Thank you anyway for taking your time for me.
Best wishes for you and your dear family
Ersa
Thank you Ersa for updating the results, however decreasing 1.5k value should cause the output voltage to drop, because then the 12V zener is bypassed by the resistive divider, forcing a lower voltage drop at the 7805 ground pin….this is my assumption though.
Hello dear Swagatam
Thank you for your response. I assure you that decreasing 1.5k value did not drop the output voltage, just a bit, say around 0.5 V.
Thank you again and good bye for now
Wish you healthy
No problem Ersa, when you decrease the 1.5k potential divider, the voltage across 12V zener will become less than 12V, therefore the zener will switch OFF, as a result the 7805 output will follow the 1.5k adjustment.
It is difficult to guess why it is not working for you!
Dear Sir Swagatam
Thank you very much for your valuable information on how the circuit(s) works. your site is really a university and you are the kind and generous (in teaching) instructor of it.
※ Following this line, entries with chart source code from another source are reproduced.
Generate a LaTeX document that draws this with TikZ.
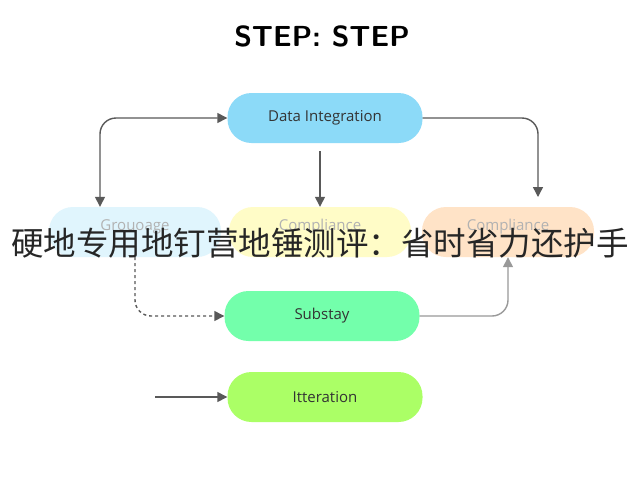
\documentclass[tikz,border=0pt]{standalone}
\usepackage{fontspec}
\setmainfont{Open Sans}
\newfontfamily\cjk{Noto Sans CJK SC}
\usetikzlibrary{arrows.meta}
\begin{document}
\begin{tikzpicture}[x=1pt,y=-1pt,
  box/.style={rounded corners=24pt,minimum height=50pt,font=\fontsize{15}{18}\selectfont,text=black!80,inner sep=0pt},
  faint/.style={box,text=black!30,text depth=14pt},
  arr/.style={draw=black!65,line width=1.4pt,-{Triangle[length=10pt,width=10pt]},rounded corners=16pt}]
\useasboundingbox (0,0) rectangle (640,480);
\fill[white] (0,0) rectangle (640,480);
\node[font=\sffamily\bfseries\fontsize{29}{32}\selectfont] (t) at (322,36) {STEP: STEP};
\node[box,fill=cyan!45,minimum width=195pt] (di) at (325,118) {Data Integration};
\node[faint,fill=cyan!12,minimum width=172pt] (g) at (135,232) {Grouoage};
\node[faint,fill=yellow!22,minimum width=182pt] (m) at (320,232) {Compliance};
\node[faint,fill=orange!22,minimum width=172pt] (c) at (508,232) {Compliance};
\node[box,fill=green!60!cyan!55,minimum width=195pt] (s) at (322,316) {Substay};
\node[box,fill=green!55!yellow!60,minimum width=195pt] (it) at (325,397) {Itteration};
\coordinate (st) at (155,397);
\draw[arr,{Triangle[length=10pt,width=10pt]}-{Triangle[length=10pt,width=10pt]}] (g.north -| 100,0) -- (100,118) -- (di.west);
\draw[arr] (di.south -| m.north) ++(0,8) -- (m.north);
\draw[arr] (di.east) -- (538,118) -- (538,197);
\draw[arr,dashed] (g.south) -- (135,316) -- (s.west);
\draw[arr,draw=black!40] (s.east) -- (508,316) -- (c.south);
\draw[arr] (st) -- (it.west);
\node[font=\cjk\fontsize{32.5}{34}\selectfont,text=black!85] (ov) at (320,243) {硬地专用地钉营地锤测评：省时省力还护手};
\end{tikzpicture}
\end{document}
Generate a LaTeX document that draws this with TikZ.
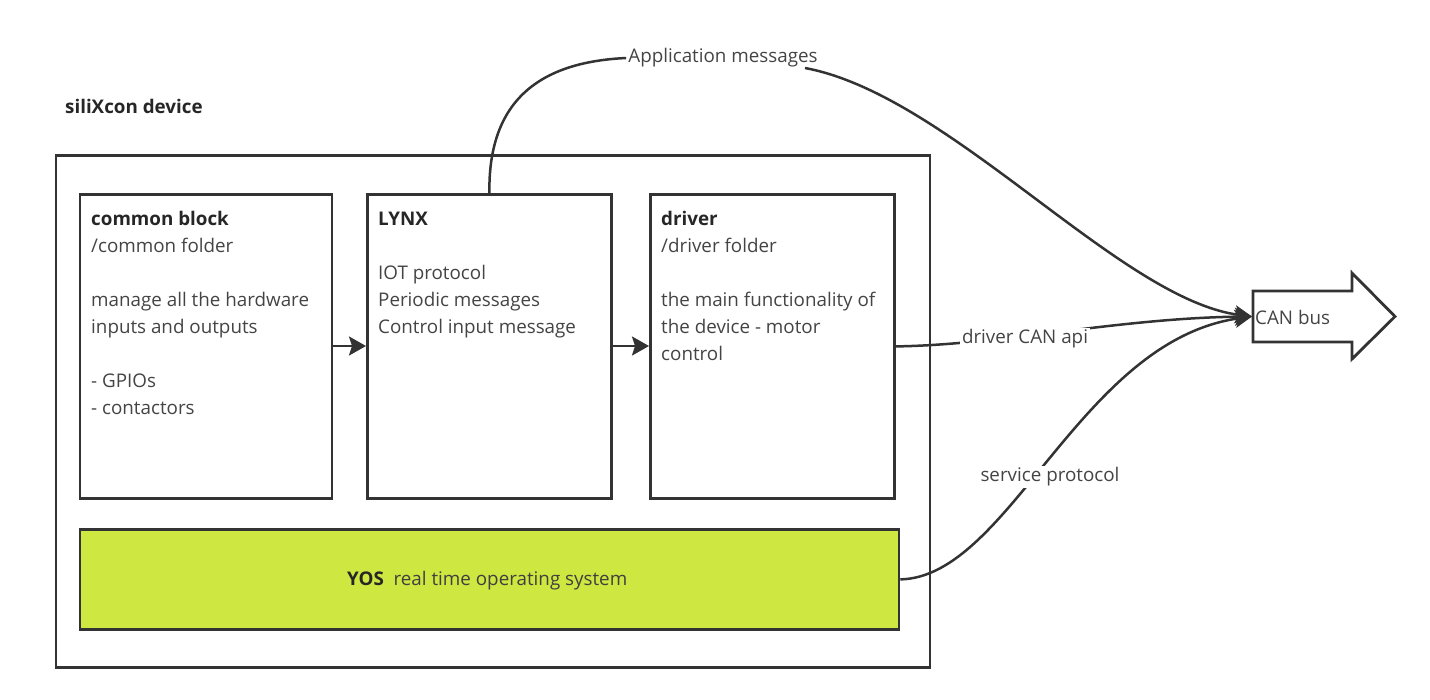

I will try it once more and will update the results with you dear Engineer.
Wish you all good things
Bye for now
Thank you Ersa, appreciate your feedback!
Hi can i ask on how i can design a dcsp with one fixed voltage output either positive or negative, and the other one being a variable, also being either positive or negative
Hi, sorry I have no idea about this concept!
Hi engineer, iam student and I want to be designer, I saw almost your circuit designed, and it is very nice.
Engineer, I want ask question about circuit design, if I want to design circuit how can I calculate which size of resistor and capacitor I need?
Hello Najib, resistors basically decide how much voltage and current must be restricted or supplied to the various semiconductors in a circuit, capacitor block DC and pass and also provide time delays. Designing circuits might require a lot of studying and learning, along with many practical experiments.
Hello sir,
In rectification circuit if I need 5v output how can I calculate the size of capacitor and resistor which I will need.
For getting 5V the easiest way is to use a 7805 IC….using resistors will restrict current which will be not suitable for most circuits.